En effet, on est frappé par la facilité avec laquelle des jeunes femmes, en général du niveau bac, et ayant déjà une spécialité comme laborantine, institutrice ou infirmière, ont pour la plupart reconnu être en rupture avec leur famille dans les déclarations qu’elles ont faites à l’inspecteur de police lors de l’arrestation de leur « prophète ».

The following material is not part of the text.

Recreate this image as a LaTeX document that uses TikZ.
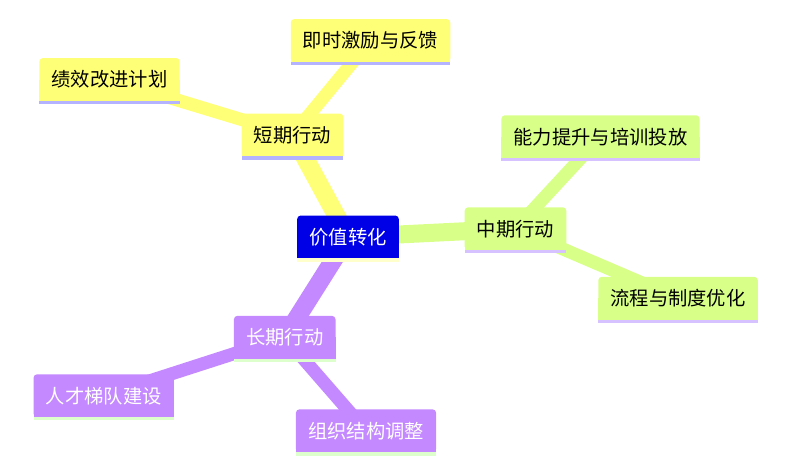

La soumission absolue des jeunes femmes au chef, époux et prophète, est symptomatique de la situation de fragilité des institutions établies. L’une des adeptes avoue justement avoir circulé de religions en religions avant de trouver enfin « le prophète » : « J’ai un peu fréquenté les témoins de Jéhovah, les adventistes, les évangélistes, j’allais à la messe, mais je n’étais pas satisfaite ». Une autre soutient : « Depuis enfant, je me pose des questions sans réponse, j’ai lu des livres… J’allais à l’église tous les dimanches, mais j’ai choisi cette religion parce qu’elle me satisfait totalement. [12] Cf. l’entretien donné par les jeunes femmes du mouvement,... » La communauté avec le « prophète » représente une nouvelle famille spirituelle qui se donne clairement comme une famille patriarcale. Avec un leader religieux qui est en même temps père et époux, une autorité réelle est retrouvée et apparaît rassurante dans un monde qui vient de subir des transformations par trop rapides, avec la déruralisation accélérée, la nécessité de vivre en HLM dans des appartements qui conduisent à l’individualisme et à l’oubli de la famille élargie traditionnelle. Mais, ce qui donne à penser, dans ce mouvement religieux, c’est le rôle dévolu à la femme âgée de soixante dix-huit ans, Madame Lesuperbe, (gadèdzafê) : elle est appelée à authentifier auprès des autres femmes de la communauté la vocation de Michel Gamiette comme prophète. Retenons déjà que le recours à la gadèdzafè est le retour des croyances traditionnelles héritées de l’esclavage. Croyances qui paraissent fort bien rentrer dans une chaîne de signifiants avec autorité patriarcale, pratique de polygamie appelée « famille plurale », retour aux travaux agricoles, communauté de vie, sans que tout cela soit ressenti comme contradictoire avec l’attachement à la Bible. En ce qui concerne la doctrine mormone, tout se passe comme si l’essentiel était le témoignage personnel du « prophète », sa façon même d’être qui suscite l’adhésion des adeptes et qui fait passer au second plan tout élément doctrinal. On dirait ainsi que, vers les années soixante-dix, une génération nouvelle — en rupture avec les générations précédentes — apparaît en Guadeloupe et en Martinique, qui fait l’expérience d’une identité particulièrement menacée et qui, en cherchant de nouvelles assises culturelles, n’hésite pas à mettre ensemble les signifiants les plus hétérogènes.
Notes :
[12]
Cf. l’entretien donné par les jeunes femmes du mouvement, dans le magazine Afro-caribbéen tropic, n° 16, p. 41.